Еще он, кажется, подмахнул какую-то бумаженцию, которую зачем-то подсунул в разгаре веселья Пауль, а на улице ни за что не давал застегнуть на себе медвежью полость. Кричал извозчику, что хочет закаляться, поскольку тренирует себя по системе Мюллера. Вот, пожалуй, и все. Больше и припоминать-то нечего. Он совершенно забыл, по какому поводу произнес заносчивые, угрожающие слова, которые продолжал твердить и после, когда улеглась неизвестно отчего вспыхнувшая обида и все изгладилось.
— Как вы смеете? — кричал он то ли в зале, залитом сверканием люстр, то ли среди холодного кафеля, где резко пахло аммиаком и откуда-то с шумом низвергалась вода. — Да как вы смеете мне даже предлагать такое? Я благородный человек и не потерплю… Не позволю. Я, наконец, на дуэль вызываю вас, милсдарь. По всем правилам корпорантского кодекса чести — на рапирах и в защитных очках!
Но чего он не позволит, чего не потерпит и с кем станет биться на рапирах? Забытье и сплошной туман. Только пронизывающий холод кругом, могильный озноб каменного пола и болезненная ломота во всем теле.
Борис долго не мог понять, где он теперь находится. Даже подумал, что все еще спит или грезит с открытыми глазами за ресторанным столиком. Но когда осознал, что лежит на струганых нарах и зарешеченное окно, вонючая параша да глазок в железной двери являются не разрозненными деталями воспоминаний, а непременными частями некой жутчайшей реальности, то едва не помешался от страха и непонимания.
А может быть, и действительно помешался, потому что дни проходили за днями без всяких перемен.
Два раза в сутки угрюмый надзиратель приносил в камеру миску с баландой, кружку кипятку и ржаную пайку. На вопросы не отвечал, в объяснения не вдавался, отчаянную мольбу и матерную ругань равно встречал угрюмым, настороженным молчанием.
Когда же полубезумный узник попытался разбить себе голову о железную дверь, его просто окатили ведром ледяной воды. Счет времени он утратил.

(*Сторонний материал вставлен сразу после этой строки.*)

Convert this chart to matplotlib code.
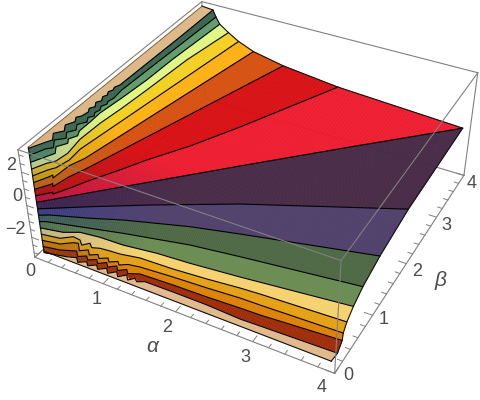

За пыльным стеклом забранного решеткой окошка вовсю метались белые мухи. Но короткий зимний день скоро угасал, и чахлые, с ума сводящие сумерки затопляла непроницаемая тьма. Лампу в камеру не давали, и лишь однажды заглянула в нее ледяная луна, та самая, под которой воют в полях голодные волки.
Зябкая пора туманов пришла на берега Лиелупе. Сауле — лучезарное божество, едва проглядывая масляным желтоватым пятном, отвратило лик от грешной земли. Горько пахнет осенний дым. Подкова дальнего бора угрюмо синеет сквозь лиловое марево облетевших березовых веток. Увядшая травка в инее, как седое полынное поле. Тонкий, невидимый лед высосал мелкие лужи и хрустит под ногой в сетке белых извилистых трещин.
Но и шаги едва слышны за туманом. Вороний грай плывет над поляной, где смутно белеет обглоданная зайцами береста и в пугающей близости вырастают из-под земли укрытые жалким навесом из дранки растрепанные стога.
Почти не пахнет сено в такое промозглое утро. Оловянными прожилками в клубящемся молоке тяжело ослепляет рассеянный свет. И где-то там, за непроглядной завесой, скопляется опасная темнота снежных зарядов.
Не лучшее время решать человеческую судьбу! Запахом смерти дохнули заморозки на притаившийся лес. Сходящееся кольцо беспощадной облавы выгнало на хмурую эту поляну людей. Им ли быть милосердными? Им ли быть терпеливыми? Собаки бегут по их кровавому следу, лай и гогот загонщиков лопаются в ушах. Уже трубит осипший охотничий рог, и только минута осталась до смертельного выстрела. Нет времени разбираться, нет возможности проверять. Только пулю или одну только веру вместит улетающий миг.
На поляне стоят четверо, строгих и неподвижных, да еще пятый, притиснутый к жердям, скрепляющим стог. Его затравленные глаза в сухой лихорадке. Он живет иступленной, ускоренной жизнью, когда человека покидает бесполезный разум и ведет всеведущий мудрый инстинкт. Жалкие, умоляющие взгляды мечутся с одного лица на другое, выискивают хоть тень надежды, хоть проблеск веры. Лица троих как окна, закрытые ставнями. К ним не пробиться словами — да и слов таких нет! — они глухи к беззвучному воплю души. И лишь эти, самые ближние, усталые и светло слезящиеся на холоде, глаза еще распахнуты для молчаливого зова.